You need a Tays account to open an incident, it's a special access within access.teradata.com

 

Either your customer has a tays access with its account and he can create the incident

or From https://access.teradata.com ,use the “create account” option at top-right. Select the “need TaYS” option, you'll need to enter your customer number.(ask your customer to get it)

 

The label "create account" is a bit misleading, in fact you can reenter your existing account and ask special Tays access.

Teradata Employee

Re: Teradata 15.10 REGEXP_SIMILAR Expression Not Matching As Expected

Not a bug.

REGEXP_SIMILAR tests if the entire string is "similar", i.e. the pattern is implicitly treated as if it starts with ^ and ends with $.

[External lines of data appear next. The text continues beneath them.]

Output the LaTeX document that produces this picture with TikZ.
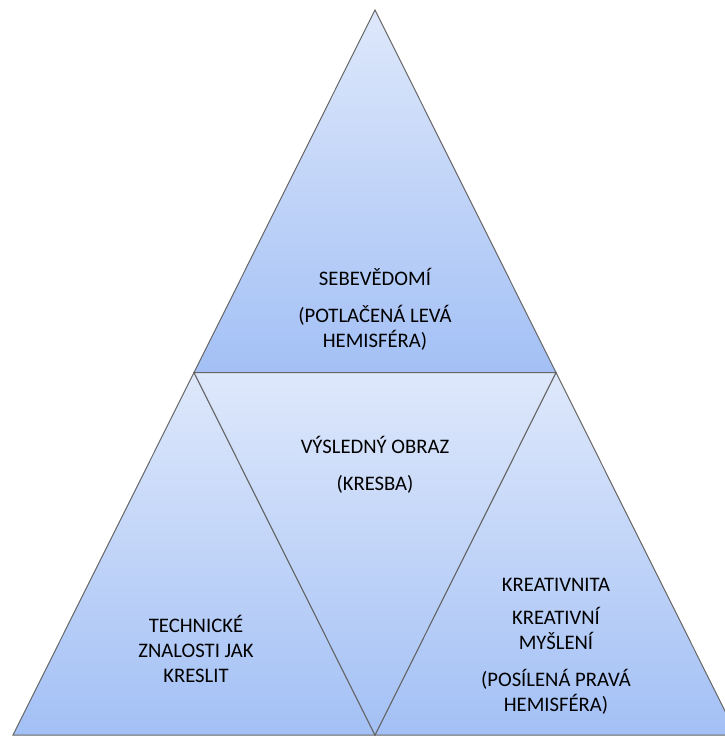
\documentclass[tikz,border=0pt]{standalone}
\usepackage{fontspec}
\setmainfont{Carlito}
\usepackage{tikz}
\definecolor{lightblue}{RGB}{222,232,251}
\definecolor{darkblue}{RGB}{163,192,245}
\tikzset{
  part/.style={top color=lightblue, bottom color=darkblue, draw=black!60, line width=0.75pt, line join=miter},
  label/.style={align=center, font=\fontsize{15.5}{18.75}\selectfont, text=black}
}

\begin{document}
\begin{tikzpicture}[x=0.75pt, y=-0.75pt]
        \useasboundingbox (0,0) rectangle (725,736);
        \clip (0,0) rectangle (725,736);

        % Corners
        \coordinate (apex) at (375,10);
        \coordinate (midl) at (194,372.5);
        \coordinate (midr) at (556,372.5);
        \coordinate (botl) at (13,735);
        \coordinate (botm) at (375,735);
        \coordinate (botr) at (737,735);

        % Triangles
        \path[part] (apex) -- (midr) -- (midl) -- cycle;
        \path[part] (midl) -- (botm) -- (botl) -- cycle;
        \path[part] (midr) -- (botr) -- (botm) -- cycle;
        \path[part] (midl) -- (midr) -- (botm) -- cycle;

        % Labels
        \node[label] (self) at (375,309) {SEBEVĚDOMÍ\\[9pt](POTLAČENÁ LEVÁ\\HEMISFÉRA)};
        \node[label] (result) at (375,465) {VÝSLEDNÝ OBRAZ\\[9pt](KRESBA)};
        \node[label] (tech) at (196,649) {TECHNICKÉ\\ZNALOSTI JAK\\KRESLIT};
        \node[label] (creat) at (556,646) {KREATIVNITA\\[6pt]KREATIVNÍ\\MYŠLENÍ\\[9pt](POSÍLENÁ PRAVÁ\\HEMISFÉRA)};
    \end{tikzpicture}
\end{document}
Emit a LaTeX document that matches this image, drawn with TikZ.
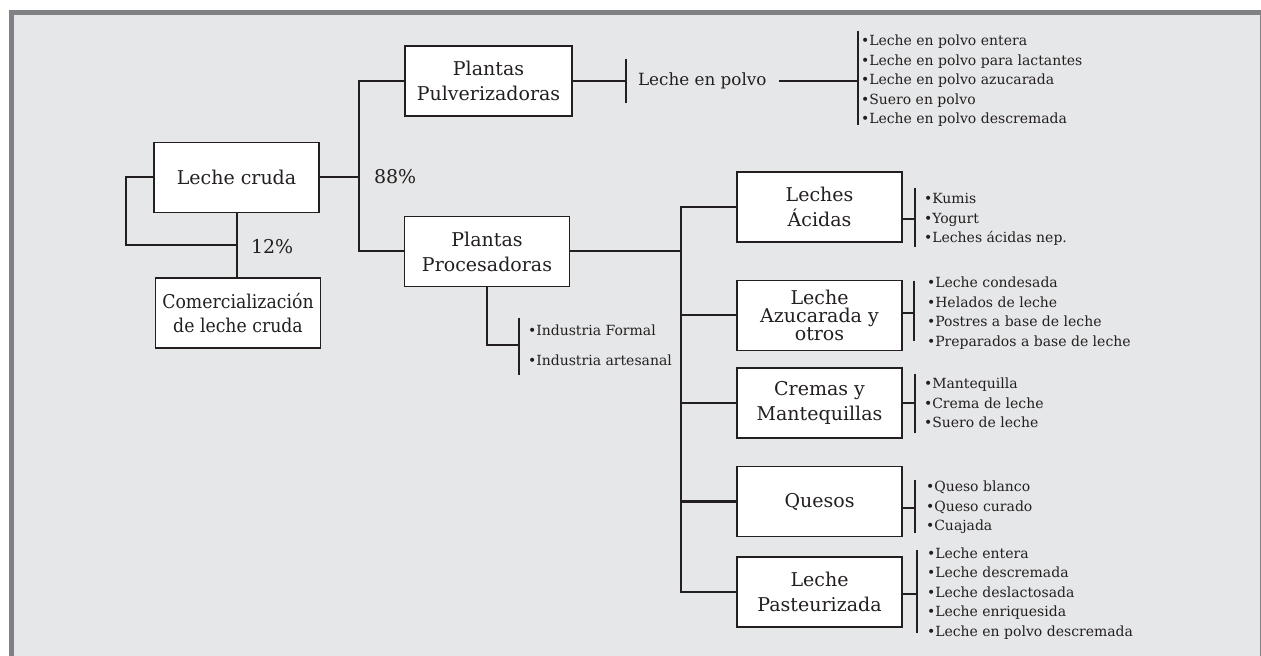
\documentclass[tikz,border=0pt]{standalone}
\usepackage{fontspec}
\setmainfont{DejaVu Serif}
\newfontfamily\estrecha[FakeStretch=0.91]{DejaVu Serif}
\definecolor{marco}{HTML}{808184}
\definecolor{fondo}{HTML}{E6E7E8}
\definecolor{trazo}{HTML}{231F20}
\tikzset{
  caja/.style={draw=trazo, fill=white, line width=0.9pt, align=center, inner sep=0pt,
    minimum width=82.5pt, minimum height=35pt, font=\fontsize{9.5}{12.5}\selectfont},
  lista/.style={anchor=west, align=left, inner xsep=4pt, inner ysep=0pt,
    font=\fontsize{7}{9.75}\selectfont},
  rotulo/.style={anchor=west, inner sep=0pt, font=\fontsize{9.5}{12}\selectfont},
}
\begin{document}
\begin{tikzpicture}[x=0.5pt, y=-0.5pt, line width=1pt, color=trazo]
% fondo y marco
\fill[white] (0,0) rectangle (1261,656);
\fill[marco] (9,10) rectangle (1261,656);
\fill[fondo] (14,15) rectangle (1259.5,656);
\useasboundingbox (0,0) rectangle (1261,656);

\node[caja] (cruda) at (236.5,177.5) {Leche cruda};
\node[caja, font=\estrecha\fontsize{9.5}{12}\selectfont] (comerc) at (238,313) {Comercialización\\de leche cruda};
\node[caja, minimum width=83.5pt] (pulv) at (488.5,81) {Plantas\\Pulverizadoras};
\node[caja] (proc) at (487,251.5) {Plantas\\Procesadoras};
\node[caja] (acidas) at (819.5,207) {Leches\\Ácidas};
\node[caja, font=\fontsize{9.5}{9}\selectfont] (azuc) at (819.5,315.5) {Leche\\Azucarada y\\otros};
\node[caja] (cremas) at (819.5,403) {Cremas y\\Mantequillas};
\node[caja] (quesos) at (819.5,501.5) {Quesos};
\node[caja] (pasteur) at (819.5,592) {Leche\\Pasteurizada};

\node[rotulo] (p88) at (373,177) {88\%};
\node[rotulo] (p12) at (250,247) {12\%};
\node[rotulo, inner xsep=5.5pt, font=\fontsize{8.4}{10}\selectfont] (polvo) at (626,81) {Leche en polvo};

% listas
\node[lista, inner xsep=1pt] (lpolvo) at (858,81) {•Leche en polvo entera\\•Leche en polvo para lactantes\\•Leche en polvo azucarada\\•Suero en polvo\\•Leche en polvo descremada};
\node[lista, font=\fontsize{7}{15}\selectfont] (lind) at (519,345) {•Industria Formal\\•Industria artesanal};
\node[lista] (lacidas) at (915,219.5) {•Kumis\\•Yogurt\\•Leches ácidas nep.};
\node[lista, inner xsep=6pt] (lazuc) at (914,313) {•Leche condesada\\•Helados de leche\\•Postres a base de leche\\•Preparados a base de leche};
\node[lista] (lcremas) at (915,403) {•Mantequilla\\•Crema de leche\\•Suero de leche};
\node[lista, inner xsep=5pt] (lquesos) at (915,507.5) {•Queso blanco\\•Queso curado\\•Cuajada};
\node[lista, inner xsep=4.5pt] (lpasteur) at (917,593.5) {•Leche entera\\•Leche descremada\\•Leche deslactosada\\•Leche enriquesida\\•Leche en polvo descremada};

% leche cruda
\draw (cruda.south) -- (cruda.south |- comerc.north);
\coordinate (j12) at (237.5,245);
\draw (cruda.west) -- ++(-27,0) |- (j12);
\coordinate (s1) at (359,177.5);
\draw (cruda.east) -- (s1);
\draw (pulv.west) -| (s1) |- (proc.west);

% leche en polvo
\draw (pulv.east) -- (polvo.west);
\draw (polvo.west) ++(0,-22) -- ++(0,44);
\draw (polvo.east) -- (lpolvo.west);
\draw (lpolvo.west) ++(0,-50) -- ++(0,94);

% procesadoras
\draw (proc.south) |- (lind.west);
\draw (lind.west) ++(0,-27) -- ++(0,57);
\coordinate (s2) at (681,251.5);
\draw (proc.east) -- (s2);
\draw (acidas.west) -| (s2) |- (pasteur.west);
\draw (s2 |- azuc.west) -- (azuc.west);
\draw (s2 |- cremas.west) -- (cremas.west);
\draw (s2 |- quesos.west) -- (quesos.west);

% productos
\draw (acidas.east |- lacidas.west) -- (lacidas.west);
\draw (lacidas.west) ++(0,-31.5) -- ++(0,59);
\draw (azuc.east |- lazuc.west) -- (lazuc.west);
\draw (lazuc.west) ++(0,-32) -- ++(0,60);
\draw (cremas.east |- lcremas.west) -- (lcremas.west);
\draw (lcremas.west) ++(0,-29) -- ++(0,59);
\draw (quesos.east |- lquesos.west) -- (lquesos.west);
\draw (lquesos.west) ++(0,-27.5) -- ++(0,53);
\draw (pasteur.east |- lpasteur.west) -- (lpasteur.west);
\draw (lpasteur.west) ++(0,-43.5) -- ++(0,83);
\end{tikzpicture}
\end{document}
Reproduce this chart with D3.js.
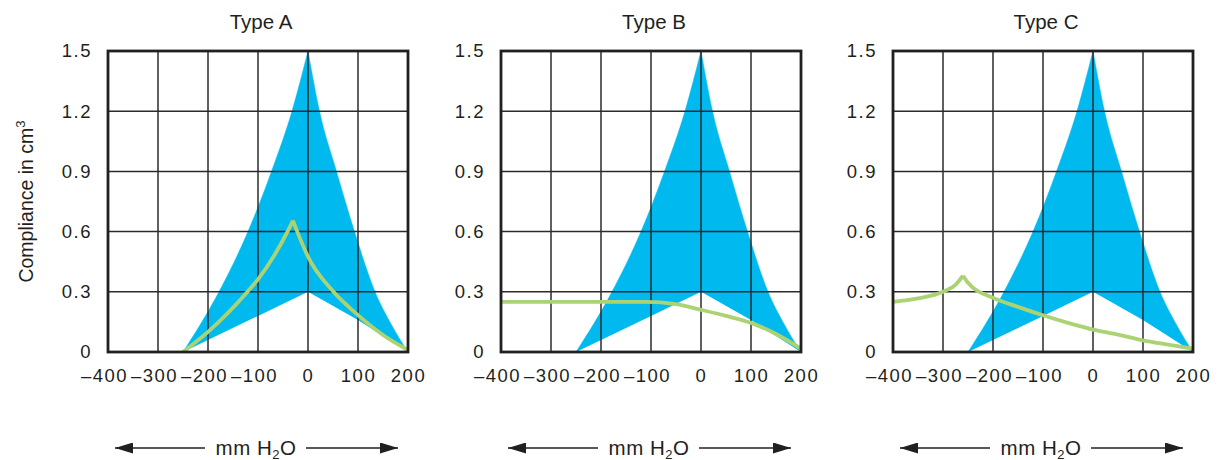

Your test data has a trailing 0 so does not match. Using something like 'IT(\d)\1{9,}.*' as the pattern would work.

Enthusiast

Re: Teradata 15.10 REGEXP_SIMILAR Expression Not Matching As Expected

Hi Fred,

 

Thank you for the update and clarification. I have tried updating the statement as recommended but it seems that Teradata is still not matching the pattern:

 

SELECT REGEXP_SIMILAR('IT99999999990','^IT(\d)\1{9,}.*','i');

 

Do you get the same result, or is this matching for you? If I remove the trailing zero from the string to check and use the original statement, which should match exactly, the result is still 0 (No Match).

Teradata Employee

Re: Teradata 15.10 REGEXP_SIMILAR Expression Not Matching As Expected

Well, I concur with mpeaston, when I first replied, I did some testing with way simpler patterns (fully matching the source string) and I still confirm backreferences don't work with regexp_similar...

Teradata Employee

Re: Teradata 15.10 REGEXP_SIMILAR Expression Not Matching As Expected

Yes, the corrected pattern works (returns 1) for me on TD15.10.0.7 (with or without the redundant ^ at the start).

 

Is it possible you have a SYSLIB.REGEXP_SIMILAR user-defined function which behaves differently from the Teradata-supplied (and supported) TD_SYSFNLIB.REGEXP_SIMILAR? The session default database and SYSLIB are searched before TD_SYSFNLIB.

 

You can also use REGEXP_INSTR to test if a string "contains" a pattern versus "matches" the pattern.